TASK DIRECTIONS: Copy the material that follows word for word and omit its pictures.
** Start of DATA EXTRACT **
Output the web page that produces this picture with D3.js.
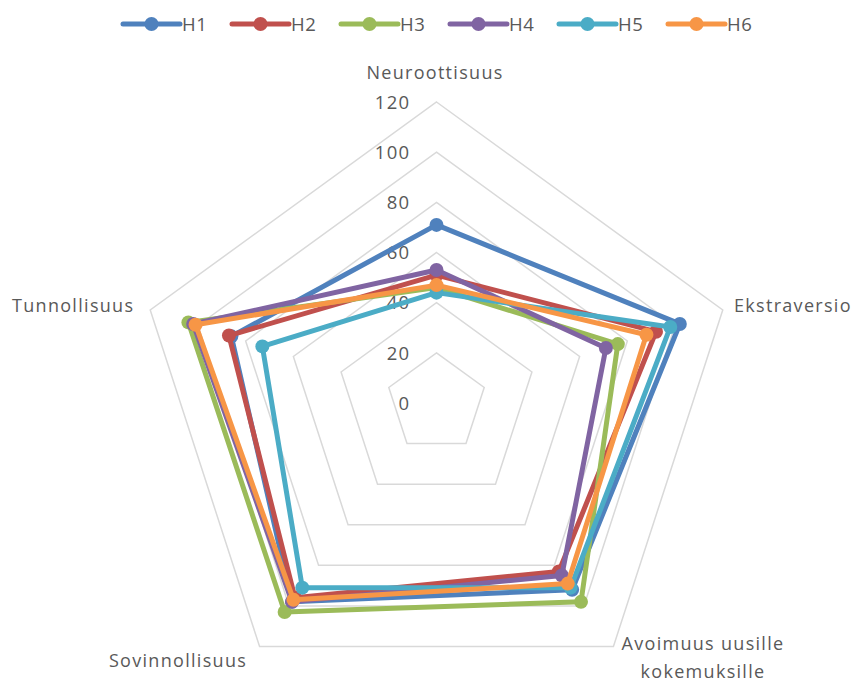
<!DOCTYPE html>
<html>
<head>
<meta charset="utf-8">
<script src="https://cdn.jsdelivr.net/npm/d3@7"></script>
<style>
  html, body { margin: 0; padding: 0; background: #ffffff; }
  svg { display: block; font-family: "Open Sans", "Liberation Sans", sans-serif; }
</style>
</head>
<body>
<svg id="chart" width="858" height="682"></svg>
<script>
// Big Five personality dimensions, one axis each
const axes = ["Neuroottisuus", "Ekstraversio", "Avoimuus uusille kokemuksille", "Sovinnollisuus", "Tunnollisuus"];
const seriesNames = ["H1", "H2", "H3", "H4", "H5", "H6"];
const colors = ["#4F81BD", "#C0504D", "#9BBB59", "#8064A2", "#4BACC6", "#F79646"];

// Scores per person, in axis order
const h1 = [71, 102, 92, 98, 86];
const h2 = [51, 92, 83, 96, 87];
const h3 = [46, 76, 98, 103, 104];
const h4 = [53, 71, 85, 98, 102];
const h5 = [44, 98, 91, 91, 73];
const h6 = [47, 88, 89, 97, 101];
const seriesValues = [h1, h2, h3, h4, h5, h6];

const tickValues = [0, 20, 40, 60, 80, 100, 120];

const svg = d3.select("#chart");
const cx = 436.5, cy = 403;
const r = d3.scaleLinear().domain([0, 120]).range([0, 301]);
const angle = d3.scalePoint().domain(d3.range(axes.length)).range([0, 2 * Math.PI * (axes.length - 1) / axes.length]);

const g = svg.append("g").attr("transform", `translate(${cx},${cy})`);

// Concentric pentagon gridlines
const ring = d3.lineRadial().curve(d3.curveLinearClosed)
  .angle((d, i) => angle(i)).radius(d => r(d));
g.append("g").selectAll("path")
  .data(tickValues.filter(v => v > 0))
  .join("path")
  .attr("d", v => ring(axes.map(() => v)))
  .attr("fill", "none")
  .attr("stroke", "#d9d9d9")
  .attr("stroke-width", 1.5);

// Radial value labels along the top axis
g.append("g").selectAll("text")
  .data(tickValues)
  .join("text")
  .attr("x", -26)
  .attr("y", v => -r(v))
  .attr("dy", "0.36em")
  .attr("text-anchor", "end")
  .attr("fill", "#595959")
  .attr("font-size", 18.5)
  .attr("letter-spacing", 1.3)
  .text(v => v);

// Series polygons, first series underneath
const line = d3.lineRadial().curve(d3.curveLinearClosed)
  .angle((d, i) => angle(i)).radius(d => r(d));
const series = g.append("g").selectAll("g")
  .data(seriesValues)
  .join("g");
series.append("path")
  .attr("d", d => line(d))
  .attr("fill", "none")
  .attr("stroke", (d, i) => colors[i])
  .attr("stroke-width", 5)
  .attr("stroke-linejoin", "round");
series.selectAll("circle")
  .data((d, si) => d.map((v, i) => ({v, i, si})))
  .join("circle")
  .attr("cx", d => r(d.v) * Math.sin(angle(d.i)))
  .attr("cy", d => -r(d.v) * Math.cos(angle(d.i)))
  .attr("r", 7)
  .attr("fill", d => colors[d.si]);

// Axis category labels
const labelPos = [
  {x: 435, y: 79, anchor: "middle", lines: ["Neuroottisuus"]},
  {x: 734, y: 312, anchor: "start", lines: ["Ekstraversio"]},
  {x: 703, y: 650, anchor: "middle", lines: ["Avoimuus uusille", "kokemuksille"]},
  {x: 178, y: 667, anchor: "middle", lines: ["Sovinnollisuus"]},
  {x: 12, y: 312, anchor: "start", lines: ["Tunnollisuus"]}
];
svg.append("g").selectAll("text")
  .data(axes)
  .join("text")
  .attr("x", (d, i) => labelPos[i].x)
  .attr("y", (d, i) => labelPos[i].y)
  .attr("text-anchor", (d, i) => labelPos[i].anchor)
  .attr("fill", "#595959")
  .attr("font-size", 18)
  .attr("letter-spacing", 1.3)
  .each(function(d, i) {
    d3.select(this).selectAll("tspan")
      .data(labelPos[i].lines)
      .join("tspan")
      .attr("x", labelPos[i].x)
      .attr("dy", (t, j) => j === 0 ? 0 : 28)
      .text(t => t);
  });

// Legend
const legend = svg.append("g").attr("transform", "translate(123,24)");
const item = legend.selectAll("g")
  .data(seriesNames)
  .join("g")
  .attr("transform", (d, i) => `translate(${i * 109},0)`);
item.append("line")
  .attr("x1", 0).attr("x2", 57)
  .attr("stroke", (d, i) => colors[i])
  .attr("stroke-width", 5)
  .attr("stroke-linecap", "round");
item.append("circle")
  .attr("cx", 28.5).attr("r", 7)
  .attr("fill", (d, i) => colors[i]);
item.append("text")
  .attr("x", 59)
  .attr("dy", "0.36em")
  .attr("fill", "#595959")
  .attr("font-size", 18.5)
  .attr("letter-spacing", 0.5)
  .text(d => d);
</script>
</body>
</html>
** End of DATA EXTRACT **
EXERCISE OUTPUT:
Output the web page that produces this picture with D3.js.
<!DOCTYPE html>
<html>
<head>
<meta charset="utf-8">
<script src="https://cdn.jsdelivr.net/npm/d3@7"></script>
<style>
  html, body { margin: 0; padding: 0; background: #ffffff; }
  svg { display: block; font-family: "Open Sans", "Liberation Sans", sans-serif; }
</style>
</head>
<body>
<svg id="chart" width="858" height="682"></svg>
<script>
// Big Five personality dimensions, one axis each
const axes = ["Neuroottisuus", "Ekstraversio", "Avoimuus uusille kokemuksille", "Sovinnollisuus", "Tunnollisuus"];
const seriesNames = ["H1", "H2", "H3", "H4", "H5", "H6"];
const colors = ["#4F81BD", "#C0504D", "#9BBB59", "#8064A2", "#4BACC6", "#F79646"];

// Scores per person, in axis order
const h1 = [71, 102, 92, 98, 86];
const h2 = [51, 92, 83, 96, 87];
const h3 = [46, 76, 98, 103, 104];
const h4 = [53, 71, 85, 98, 102];
const h5 = [44, 98, 91, 91, 73];
const h6 = [47, 88, 89, 97, 101];
const seriesValues = [h1, h2, h3, h4, h5, h6];

const tickValues = [0, 20, 40, 60, 80, 100, 120];

const svg = d3.select("#chart");
const cx = 436.5, cy = 403;
const r = d3.scaleLinear().domain([0, 120]).range([0, 301]);
const angle = d3.scalePoint().domain(d3.range(axes.length)).range([0, 2 * Math.PI * (axes.length - 1) / axes.length]);

const g = svg.append("g").attr("transform", `translate(${cx},${cy})`);

// Concentric pentagon gridlines
const ring = d3.lineRadial().curve(d3.curveLinearClosed)
  .angle((d, i) => angle(i)).radius(d => r(d));
g.append("g").selectAll("path")
  .data(tickValues.filter(v => v > 0))
  .join("path")
  .attr("d", v => ring(axes.map(() => v)))
  .attr("fill", "none")
  .attr("stroke", "#d9d9d9")
  .attr("stroke-width", 1.5);

// Radial value labels along the top axis
g.append("g").selectAll("text")
  .data(tickValues)
  .join("text")
  .attr("x", -26)
  .attr("y", v => -r(v))
  .attr("dy", "0.36em")
  .attr("text-anchor", "end")
  .attr("fill", "#595959")
  .attr("font-size", 18.5)
  .attr("letter-spacing", 1.3)
  .text(v => v);

// Series polygons, first series underneath
const line = d3.lineRadial().curve(d3.curveLinearClosed)
  .angle((d, i) => angle(i)).radius(d => r(d));
const series = g.append("g").selectAll("g")
  .data(seriesValues)
  .join("g");
series.append("path")
  .attr("d", d => line(d))
  .attr("fill", "none")
  .attr("stroke", (d, i) => colors[i])
  .attr("stroke-width", 5)
  .attr("stroke-linejoin", "round");
series.selectAll("circle")
  .data((d, si) => d.map((v, i) => ({v, i, si})))
  .join("circle")
  .attr("cx", d => r(d.v) * Math.sin(angle(d.i)))
  .attr("cy", d => -r(d.v) * Math.cos(angle(d.i)))
  .attr("r", 7)
  .attr("fill", d => colors[d.si]);

// Axis category labels
const labelPos = [
  {x: 435, y: 79, anchor: "middle", lines: ["Neuroottisuus"]},
  {x: 734, y: 312, anchor: "start", lines: ["Ekstraversio"]},
  {x: 703, y: 650, anchor: "middle", lines: ["Avoimuus uusille", "kokemuksille"]},
  {x: 178, y: 667, anchor: "middle", lines: ["Sovinnollisuus"]},
  {x: 12, y: 312, anchor: "start", lines: ["Tunnollisuus"]}
];
svg.append("g").selectAll("text")
  .data(axes)
  .join("text")
  .attr("x", (d, i) => labelPos[i].x)
  .attr("y", (d, i) => labelPos[i].y)
  .attr("text-anchor", (d, i) => labelPos[i].anchor)
  .attr("fill", "#595959")
  .attr("font-size", 18)
  .attr("letter-spacing", 1.3)
  .each(function(d, i) {
    d3.select(this).selectAll("tspan")
      .data(labelPos[i].lines)
      .join("tspan")
      .attr("x", labelPos[i].x)
      .attr("dy", (t, j) => j === 0 ? 0 : 28)
      .text(t => t);
  });

// Legend
const legend = svg.append("g").attr("transform", "translate(123,24)");
const item = legend.selectAll("g")
  .data(seriesNames)
  .join("g")
  .attr("transform", (d, i) => `translate(${i * 109},0)`);
item.append("line")
  .attr("x1", 0).attr("x2", 57)
  .attr("stroke", (d, i) => colors[i])
  .attr("stroke-width", 5)
  .attr("stroke-linecap", "round");
item.append("circle")
  .attr("cx", 28.5).attr("r", 7)
  .attr("fill", (d, i) => colors[i]);
item.append("text")
  .attr("x", 59)
  .attr("dy", "0.36em")
  .attr("fill", "#595959")
  .attr("font-size", 18.5)
  .attr("letter-spacing", 0.5)
  .text(d => d);
</script>
</body>
</html>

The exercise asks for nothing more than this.